Wyden, Bennett Launch Plan to Put Millions of Energy-Saving Vehicles on American Roads

Washington, D.C. - U.S. Senators Ron Wyden (D-OR) and Bob Bennett (R-UT) today proposed a plan that would reward drivers for buying more fuel efficient cars, trucks and SUVs.

The Oil Independence, Limiting Subsidies and Accelerating Vehicle Efficiency (OILSAVE) Act would offer consumers a tax credit for purchasing qualified energy saving vehicles. The credit would be fully funded by eliminating a single, unneeded tax deduction currently available to oil companies.

"By limiting just one unnecessary tax break for the largest oil companies, millions of consumers can be rewarded through their wallets for doing their part to make America energy independent." Wyden said. "The United States is currently consuming more than 13 million barrels of foreign oil each day on our roads. That statistic is not good for our economy or our foreign policy."

"I'm happy to join with Senator Wyden in this effort to make more innovative fuel-efficient technologies available to more consumers," said Bennett. "This legislation builds on the success of the Energy Policy Act passed last year, which included the popular hybrid vehicle tax credit benefiting thousands of consumers today. This is a logical next step toward finding a solution to reducing our dependence on foreign oil."

The Wyden-Bennett legislation builds on the incentives for hybrid gasoline-electric powered cars included in last year's energy bill. But unlike the hybrid credit, the OILSAVE Act takes a technology-neutral approach and allows any vehicle with superior fuel efficiency to qualify for a credit, whether it uses hybrid or conventional technologies.

Senators Wyden and Bennett said that consumers who buy vehicles that are at least 25 percent more fuel efficient than the applicable CAFÉ standard for cars, trucks and SUVs, will get a tax credit of at least $630 and as much as $1860 for the most fuel efficient models.

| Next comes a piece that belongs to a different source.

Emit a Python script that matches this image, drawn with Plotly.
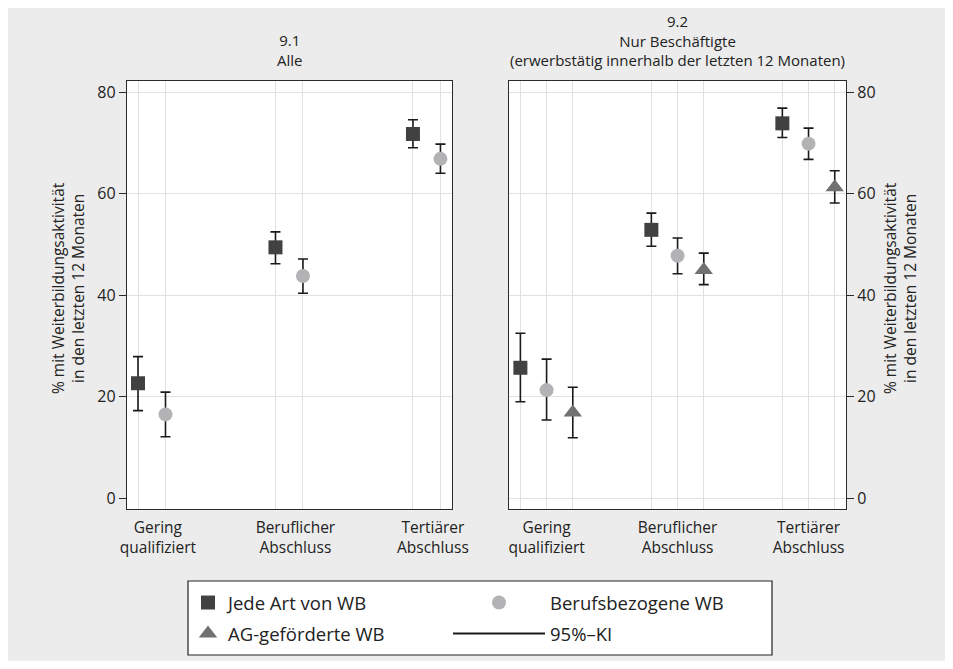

The credit amount would be printed on the window sticker of new vehicles. The consumer could claim the tax credit on his or her tax return or transfer it to an auto dealer - providing a "cash back" option to consumers at the time of purchase.

The OILSAVE legislation repeals one tax advantage major oil companies now get and agree they do not need - saving taxpayers $6.8 billion. That savings more than covers the $1.3 billion per year cost of the OILSAVE tax credit program.